### Exercise requirements
Make an exact copy of all the data.

── Source data ──

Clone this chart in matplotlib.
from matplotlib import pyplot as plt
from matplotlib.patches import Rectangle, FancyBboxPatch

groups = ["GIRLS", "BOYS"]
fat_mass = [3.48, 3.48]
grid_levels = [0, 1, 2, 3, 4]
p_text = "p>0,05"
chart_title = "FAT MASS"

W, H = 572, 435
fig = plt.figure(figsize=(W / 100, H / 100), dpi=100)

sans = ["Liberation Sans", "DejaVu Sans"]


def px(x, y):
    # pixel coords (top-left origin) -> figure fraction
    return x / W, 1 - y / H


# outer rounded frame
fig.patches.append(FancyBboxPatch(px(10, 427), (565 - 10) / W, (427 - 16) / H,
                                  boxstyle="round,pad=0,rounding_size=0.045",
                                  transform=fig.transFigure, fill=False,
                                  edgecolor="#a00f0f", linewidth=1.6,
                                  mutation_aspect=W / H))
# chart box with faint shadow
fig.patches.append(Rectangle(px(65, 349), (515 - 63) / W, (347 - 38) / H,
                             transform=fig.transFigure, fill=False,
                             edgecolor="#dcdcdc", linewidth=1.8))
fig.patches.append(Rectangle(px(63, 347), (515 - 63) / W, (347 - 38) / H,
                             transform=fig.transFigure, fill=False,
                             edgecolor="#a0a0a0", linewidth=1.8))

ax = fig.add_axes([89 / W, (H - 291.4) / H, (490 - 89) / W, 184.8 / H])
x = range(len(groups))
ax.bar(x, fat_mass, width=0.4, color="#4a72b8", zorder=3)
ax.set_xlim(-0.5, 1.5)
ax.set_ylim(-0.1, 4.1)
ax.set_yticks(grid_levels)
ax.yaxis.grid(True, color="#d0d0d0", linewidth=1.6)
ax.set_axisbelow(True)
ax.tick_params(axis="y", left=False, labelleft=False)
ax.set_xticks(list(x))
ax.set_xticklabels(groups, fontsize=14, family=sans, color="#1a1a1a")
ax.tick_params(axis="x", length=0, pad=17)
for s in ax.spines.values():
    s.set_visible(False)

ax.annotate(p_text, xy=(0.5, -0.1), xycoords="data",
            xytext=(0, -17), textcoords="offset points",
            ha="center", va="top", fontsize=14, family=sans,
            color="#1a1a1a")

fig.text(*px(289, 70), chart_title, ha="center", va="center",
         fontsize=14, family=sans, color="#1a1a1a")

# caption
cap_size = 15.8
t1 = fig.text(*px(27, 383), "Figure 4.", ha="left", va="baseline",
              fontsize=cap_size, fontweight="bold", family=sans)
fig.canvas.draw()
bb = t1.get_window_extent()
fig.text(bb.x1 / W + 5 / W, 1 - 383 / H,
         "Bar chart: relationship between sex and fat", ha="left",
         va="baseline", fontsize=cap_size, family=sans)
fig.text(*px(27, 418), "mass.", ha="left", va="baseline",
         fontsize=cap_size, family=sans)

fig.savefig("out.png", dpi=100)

───

### Exercise result
Clone this chart in matplotlib.
from matplotlib import pyplot as plt
from matplotlib.patches import Rectangle, FancyBboxPatch

groups = ["GIRLS", "BOYS"]
fat_mass = [3.48, 3.48]
grid_levels = [0, 1, 2, 3, 4]
p_text = "p>0,05"
chart_title = "FAT MASS"

W, H = 572, 435
fig = plt.figure(figsize=(W / 100, H / 100), dpi=100)

sans = ["Liberation Sans", "DejaVu Sans"]


def px(x, y):
    # pixel coords (top-left origin) -> figure fraction
    return x / W, 1 - y / H


# outer rounded frame
fig.patches.append(FancyBboxPatch(px(10, 427), (565 - 10) / W, (427 - 16) / H,
                                  boxstyle="round,pad=0,rounding_size=0.045",
                                  transform=fig.transFigure, fill=False,
                                  edgecolor="#a00f0f", linewidth=1.6,
                                  mutation_aspect=W / H))
# chart box with faint shadow
fig.patches.append(Rectangle(px(65, 349), (515 - 63) / W, (347 - 38) / H,
                             transform=fig.transFigure, fill=False,
                             edgecolor="#dcdcdc", linewidth=1.8))
fig.patches.append(Rectangle(px(63, 347), (515 - 63) / W, (347 - 38) / H,
                             transform=fig.transFigure, fill=False,
                             edgecolor="#a0a0a0", linewidth=1.8))

ax = fig.add_axes([89 / W, (H - 291.4) / H, (490 - 89) / W, 184.8 / H])
x = range(len(groups))
ax.bar(x, fat_mass, width=0.4, color="#4a72b8", zorder=3)
ax.set_xlim(-0.5, 1.5)
ax.set_ylim(-0.1, 4.1)
ax.set_yticks(grid_levels)
ax.yaxis.grid(True, color="#d0d0d0", linewidth=1.6)
ax.set_axisbelow(True)
ax.tick_params(axis="y", left=False, labelleft=False)
ax.set_xticks(list(x))
ax.set_xticklabels(groups, fontsize=14, family=sans, color="#1a1a1a")
ax.tick_params(axis="x", length=0, pad=17)
for s in ax.spines.values():
    s.set_visible(False)

ax.annotate(p_text, xy=(0.5, -0.1), xycoords="data",
            xytext=(0, -17), textcoords="offset points",
            ha="center", va="top", fontsize=14, family=sans,
            color="#1a1a1a")

fig.text(*px(289, 70), chart_title, ha="center", va="center",
         fontsize=14, family=sans, color="#1a1a1a")

# caption
cap_size = 15.8
t1 = fig.text(*px(27, 383), "Figure 4.", ha="left", va="baseline",
              fontsize=cap_size, fontweight="bold", family=sans)
fig.canvas.draw()
bb = t1.get_window_extent()
fig.text(bb.x1 / W + 5 / W, 1 - 383 / H,
         "Bar chart: relationship between sex and fat", ha="left",
         va="baseline", fontsize=cap_size, family=sans)
fig.text(*px(27, 418), "mass.", ha="left", va="baseline",
         fontsize=cap_size, family=sans)

fig.savefig("out.png", dpi=100)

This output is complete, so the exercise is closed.